## BRIEF
Lines containing the word "this" should be extracted in full.

## INFORMATION SHOWN
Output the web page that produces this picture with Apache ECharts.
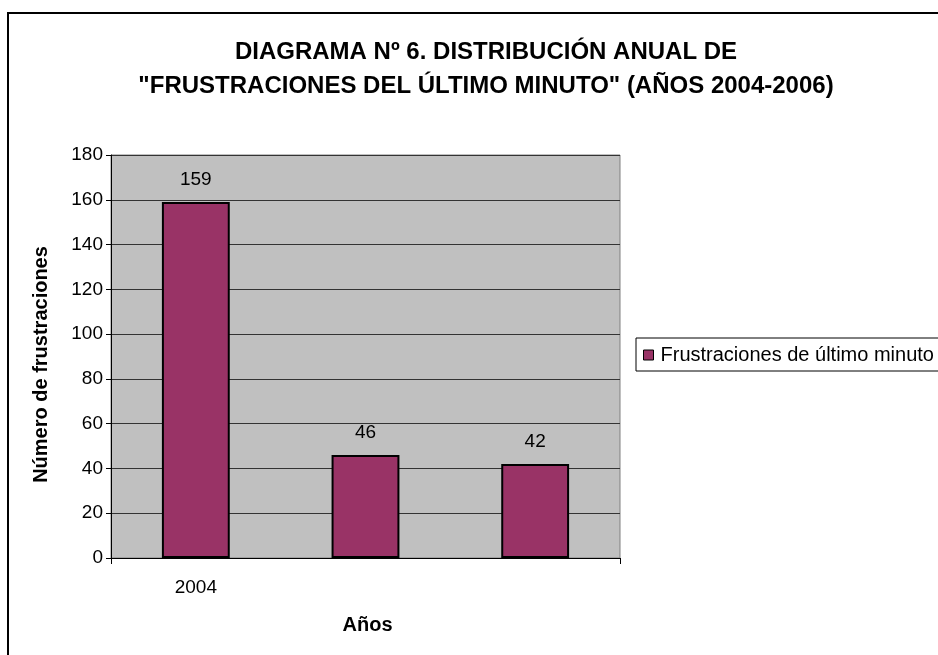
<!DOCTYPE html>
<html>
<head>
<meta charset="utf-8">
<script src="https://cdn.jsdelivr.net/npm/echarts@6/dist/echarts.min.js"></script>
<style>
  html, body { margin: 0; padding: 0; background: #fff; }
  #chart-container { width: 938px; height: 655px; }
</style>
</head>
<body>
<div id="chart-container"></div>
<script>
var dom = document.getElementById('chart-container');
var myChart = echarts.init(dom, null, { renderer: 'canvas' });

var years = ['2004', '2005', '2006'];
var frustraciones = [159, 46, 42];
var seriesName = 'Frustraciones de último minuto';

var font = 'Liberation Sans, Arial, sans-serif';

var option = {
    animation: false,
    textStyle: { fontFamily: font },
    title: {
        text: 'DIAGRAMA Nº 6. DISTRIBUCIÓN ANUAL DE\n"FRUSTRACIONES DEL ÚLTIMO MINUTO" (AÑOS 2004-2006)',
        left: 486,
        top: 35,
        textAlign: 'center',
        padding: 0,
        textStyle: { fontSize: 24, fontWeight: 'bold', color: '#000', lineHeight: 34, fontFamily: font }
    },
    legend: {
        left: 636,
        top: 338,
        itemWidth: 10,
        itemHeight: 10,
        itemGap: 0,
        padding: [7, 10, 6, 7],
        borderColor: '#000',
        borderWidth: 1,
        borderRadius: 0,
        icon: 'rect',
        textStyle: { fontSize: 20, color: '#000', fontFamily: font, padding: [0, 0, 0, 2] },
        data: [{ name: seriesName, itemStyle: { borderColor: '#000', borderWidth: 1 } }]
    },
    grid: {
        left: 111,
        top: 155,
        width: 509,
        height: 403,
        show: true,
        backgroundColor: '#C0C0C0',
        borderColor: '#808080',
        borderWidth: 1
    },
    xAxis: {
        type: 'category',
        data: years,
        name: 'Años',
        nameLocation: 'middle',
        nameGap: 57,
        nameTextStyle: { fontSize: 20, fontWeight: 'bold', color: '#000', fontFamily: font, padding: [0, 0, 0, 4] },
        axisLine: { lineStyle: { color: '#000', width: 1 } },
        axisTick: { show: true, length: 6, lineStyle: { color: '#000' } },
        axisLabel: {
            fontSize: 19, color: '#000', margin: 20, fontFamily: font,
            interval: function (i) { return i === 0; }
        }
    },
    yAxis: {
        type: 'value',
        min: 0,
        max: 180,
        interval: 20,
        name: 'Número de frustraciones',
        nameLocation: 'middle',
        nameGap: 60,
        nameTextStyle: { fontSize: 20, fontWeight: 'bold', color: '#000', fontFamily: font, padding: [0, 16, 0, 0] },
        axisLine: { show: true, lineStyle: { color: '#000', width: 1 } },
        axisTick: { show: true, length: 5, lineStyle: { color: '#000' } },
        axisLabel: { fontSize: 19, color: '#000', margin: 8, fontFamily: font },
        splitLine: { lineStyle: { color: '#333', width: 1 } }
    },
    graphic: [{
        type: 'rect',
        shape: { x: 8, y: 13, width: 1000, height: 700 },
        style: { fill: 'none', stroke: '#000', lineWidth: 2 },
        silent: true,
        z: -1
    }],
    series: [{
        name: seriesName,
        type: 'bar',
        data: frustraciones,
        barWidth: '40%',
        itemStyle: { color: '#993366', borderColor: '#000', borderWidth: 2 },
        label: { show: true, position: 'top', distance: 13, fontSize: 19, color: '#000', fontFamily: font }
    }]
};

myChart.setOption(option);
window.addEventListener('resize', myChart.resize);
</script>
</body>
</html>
* * *
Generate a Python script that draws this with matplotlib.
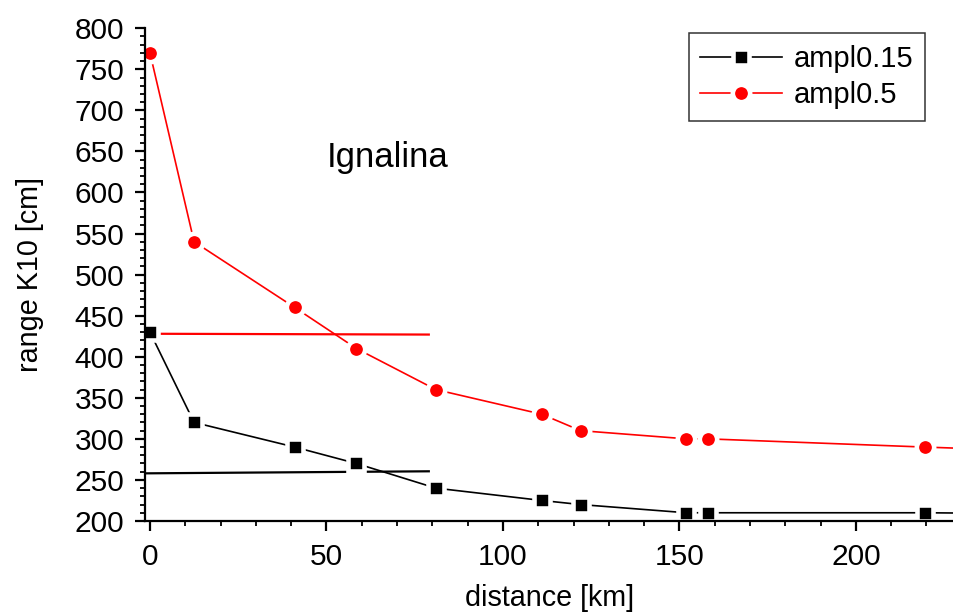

## WRITTEN REPLY
Output the web page that produces this picture with Apache ECharts.
Generate a Python script that draws this with matplotlib.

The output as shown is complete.